Maureen Dowd's column today picks up on the really wierd phenomena going on in the White House:
http://www.nytimes.com/...
Can we all say cognitive dissonance?
My son's elementary school teacher started crying in class this week after she learned her son was headed to Iraq for the third or fourth time.
From the Dowd column:
...Yet the more terrified Americans get, the more bizarrely carefree he seems. The former oilman reacted with cocky ignorance a couple of weeks ago when a reporter informed him that gas was barreling toward $4 a gallon.
In on-the-record sessions with reporters — and more candid off-the-record ones — he has seemed goofily happy in recent weeks, prickly no more but strangely liberated and ebullient.
Even though he ordinarily hates being kept waiting, he made light of it while cooling his heels for John McCain, and did a soft shoe for the White House press. Wearing a cowboy hat, he warbled a comic Western ditty at the Gridiron Dinner a week ago — alluding to Scooter Libby’s conviction, Saudis getting richer from our oil-guzzling, Brownie’s dismal Katrina performance, and Dick Cheney’s winsome habit of withholding documents.

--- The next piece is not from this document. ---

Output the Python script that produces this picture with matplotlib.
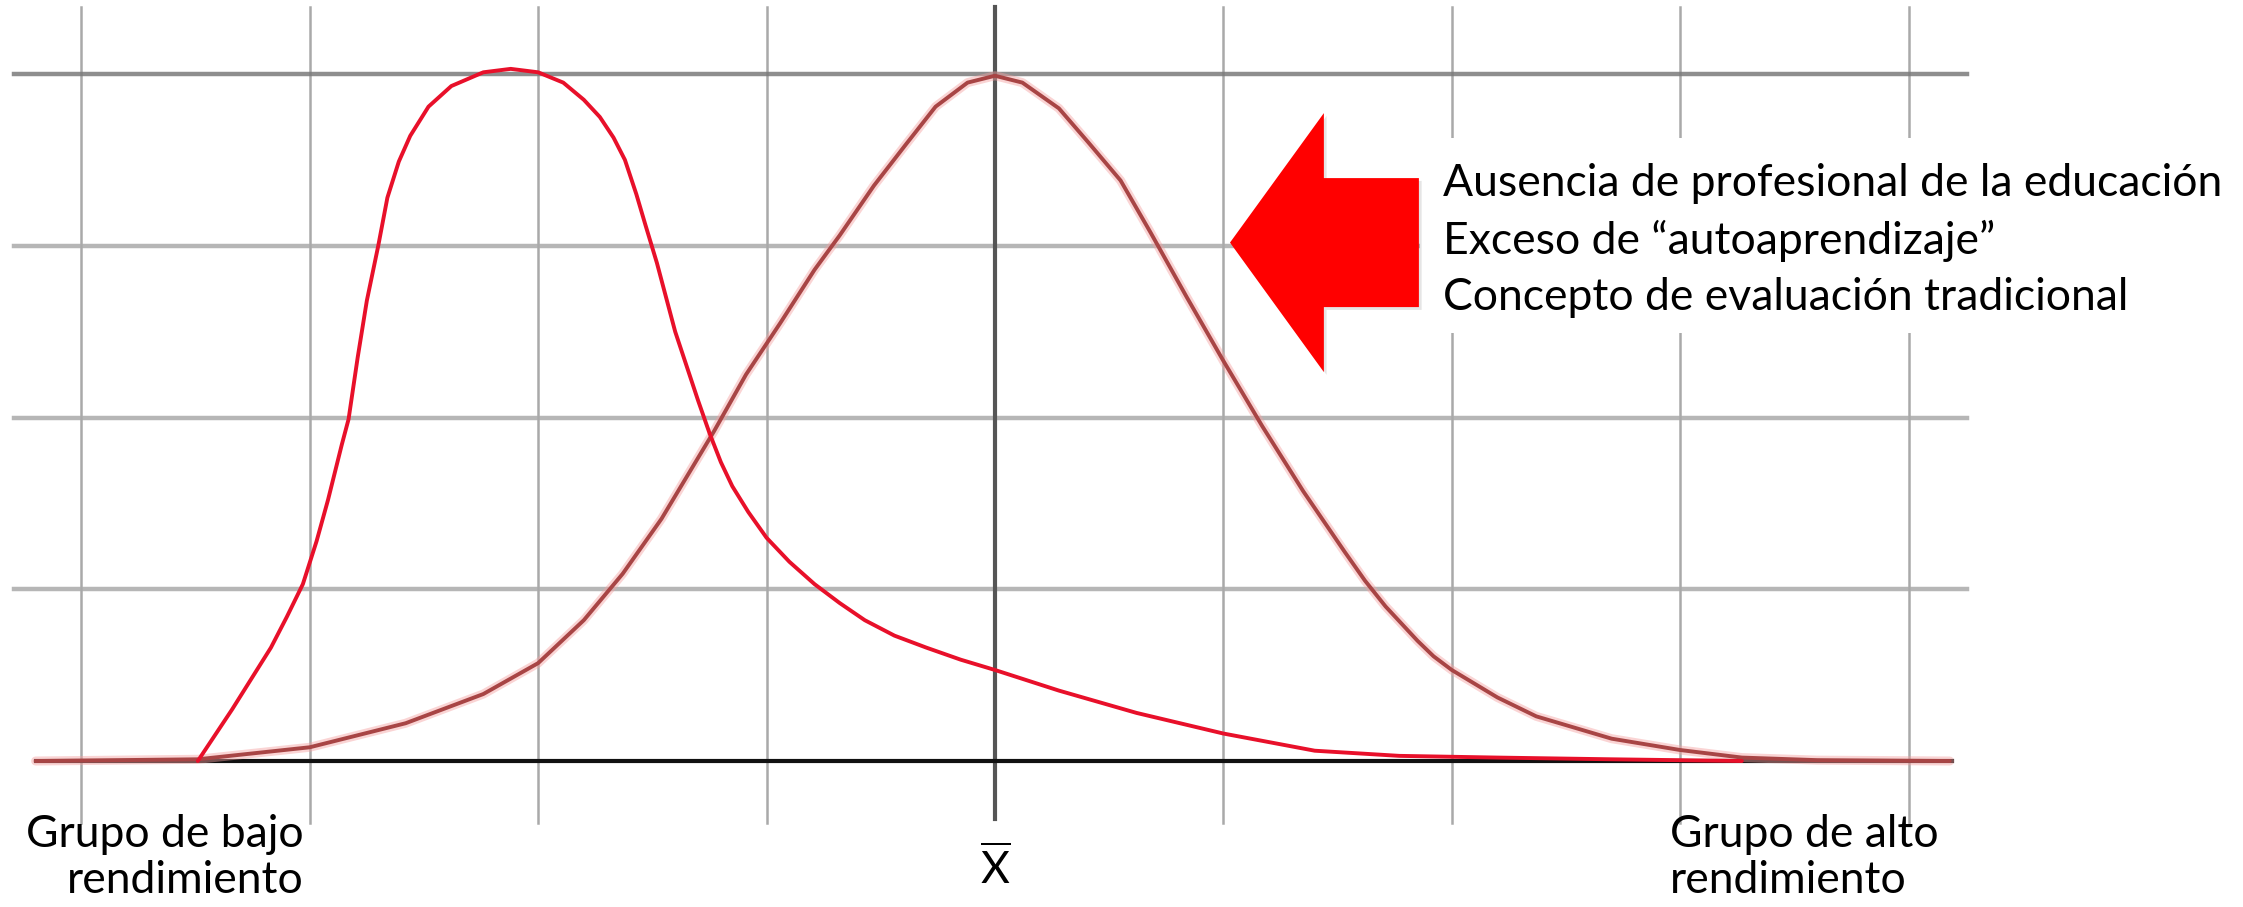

And from the Wiki on cognitive dissonance:
Cognitive dissonance is often associated with the tendency for people to resist information that they don't want to think about, because if they did it would create cognitive dissonance, and perhaps require them to act in ways that depart from their comfortable habits. They usually have at least partial awareness of the information, without having moved to full acceptance of it, and are thus in a state of denial about it. This "irrational inability to incorporate rational information" is perhaps the most common perception of cognitive dissonance, and this or another example of extreme maladaption would appear to be underlying many conceptions of the term in popular usage.